## Set exercise
Exactly as written, quote every line that follows, skipping the images.

--- start of Material provided ---

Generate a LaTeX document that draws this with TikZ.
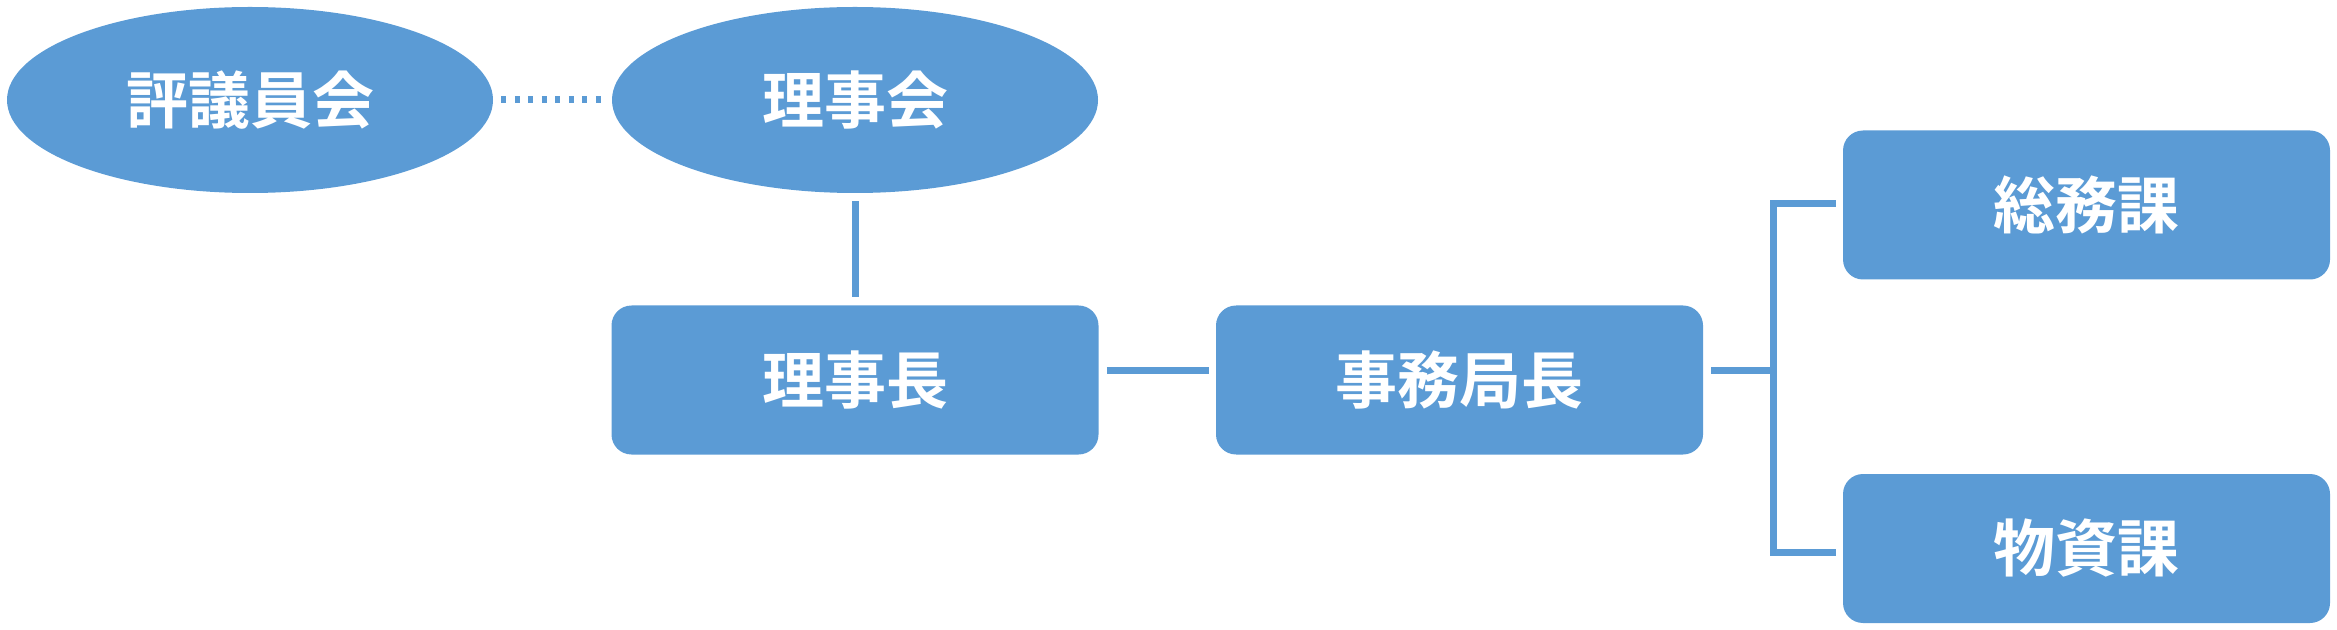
\documentclass[tikz,border=0pt]{standalone}
\usepackage{fontspec}
\newfontfamily\cjk{Noto Sans CJK JP Bold}
\usetikzlibrary{shapes.geometric}
\definecolor{obl}{HTML}{5B9BD5}
\begin{document}
\begin{tikzpicture}[x=0.5pt,y=-0.5pt,
  oval/.style={ellipse,fill=obl,draw=none,inner sep=0pt,minimum width=243pt,minimum height=93pt,text=white,font=\cjk\fontsize{31pt}{31pt}\selectfont},
  rbox/.style={rectangle,rounded corners=10pt,fill=obl,draw=none,inner sep=0pt,minimum width=243.5pt,minimum height=74.5pt,text=white,font=\cjk\fontsize{31pt}{31pt}\selectfont},
  conn/.style={draw=obl,line width=3.5pt},
  dotconn/.style={draw=obl,line width=3.5pt,dash pattern=on 2.4pt off 4.35pt}]
\useasboundingbox (0,0) rectangle (2337,630);
\node[oval] (hy) at (250,100) {評議員会};
\node[oval] (ri) at (855,100) {理事会};
\node[rbox] (rc) at (855,380) {理事長};
\node[rbox] (jm) at (1459.5,380) {事務局長};
\node[rbox] (sm) at (2086.5,205) {総務課};
\node[rbox] (bs) at (2086.5,548.5) {物資課};
\coordinate (j) at (1773,370);
\coordinate (ta) at ([xshift=-3.5pt,yshift=0.5pt]sm.west);
\coordinate (ba) at ([xshift=-3.5pt,yshift=-1.75pt]bs.west);
\draw[dotconn] ([xshift=4pt]hy.east) -- ([xshift=-5pt]ri.west);
\draw[conn] ([yshift=-4pt]ri.south) -- ([yshift=4pt]rc.north);
\draw[conn] ([xshift=4pt,yshift=5pt]rc.east) -- ([xshift=-3.5pt,yshift=5pt]jm.west);
\draw[conn] ([xshift=4pt,yshift=5pt]jm.east) -- (j);
\draw[conn] (ta) -- (ta -| j) -- (ba -| j) -- (ba);
\end{tikzpicture}
\end{document}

--- end of Material provided ---

## Response to the task
Generate a LaTeX document that draws this with TikZ.
\documentclass[tikz,border=0pt]{standalone}
\usepackage{fontspec}
\newfontfamily\cjk{Noto Sans CJK JP Bold}
\usetikzlibrary{shapes.geometric}
\definecolor{obl}{HTML}{5B9BD5}
\begin{document}
\begin{tikzpicture}[x=0.5pt,y=-0.5pt,
  oval/.style={ellipse,fill=obl,draw=none,inner sep=0pt,minimum width=243pt,minimum height=93pt,text=white,font=\cjk\fontsize{31pt}{31pt}\selectfont},
  rbox/.style={rectangle,rounded corners=10pt,fill=obl,draw=none,inner sep=0pt,minimum width=243.5pt,minimum height=74.5pt,text=white,font=\cjk\fontsize{31pt}{31pt}\selectfont},
  conn/.style={draw=obl,line width=3.5pt},
  dotconn/.style={draw=obl,line width=3.5pt,dash pattern=on 2.4pt off 4.35pt}]
\useasboundingbox (0,0) rectangle (2337,630);
\node[oval] (hy) at (250,100) {評議員会};
\node[oval] (ri) at (855,100) {理事会};
\node[rbox] (rc) at (855,380) {理事長};
\node[rbox] (jm) at (1459.5,380) {事務局長};
\node[rbox] (sm) at (2086.5,205) {総務課};
\node[rbox] (bs) at (2086.5,548.5) {物資課};
\coordinate (j) at (1773,370);
\coordinate (ta) at ([xshift=-3.5pt,yshift=0.5pt]sm.west);
\coordinate (ba) at ([xshift=-3.5pt,yshift=-1.75pt]bs.west);
\draw[dotconn] ([xshift=4pt]hy.east) -- ([xshift=-5pt]ri.west);
\draw[conn] ([yshift=-4pt]ri.south) -- ([yshift=4pt]rc.north);
\draw[conn] ([xshift=4pt,yshift=5pt]rc.east) -- ([xshift=-3.5pt,yshift=5pt]jm.west);
\draw[conn] ([xshift=4pt,yshift=5pt]jm.east) -- (j);
\draw[conn] (ta) -- (ta -| j) -- (ba -| j) -- (ba);
\end{tikzpicture}
\end{document}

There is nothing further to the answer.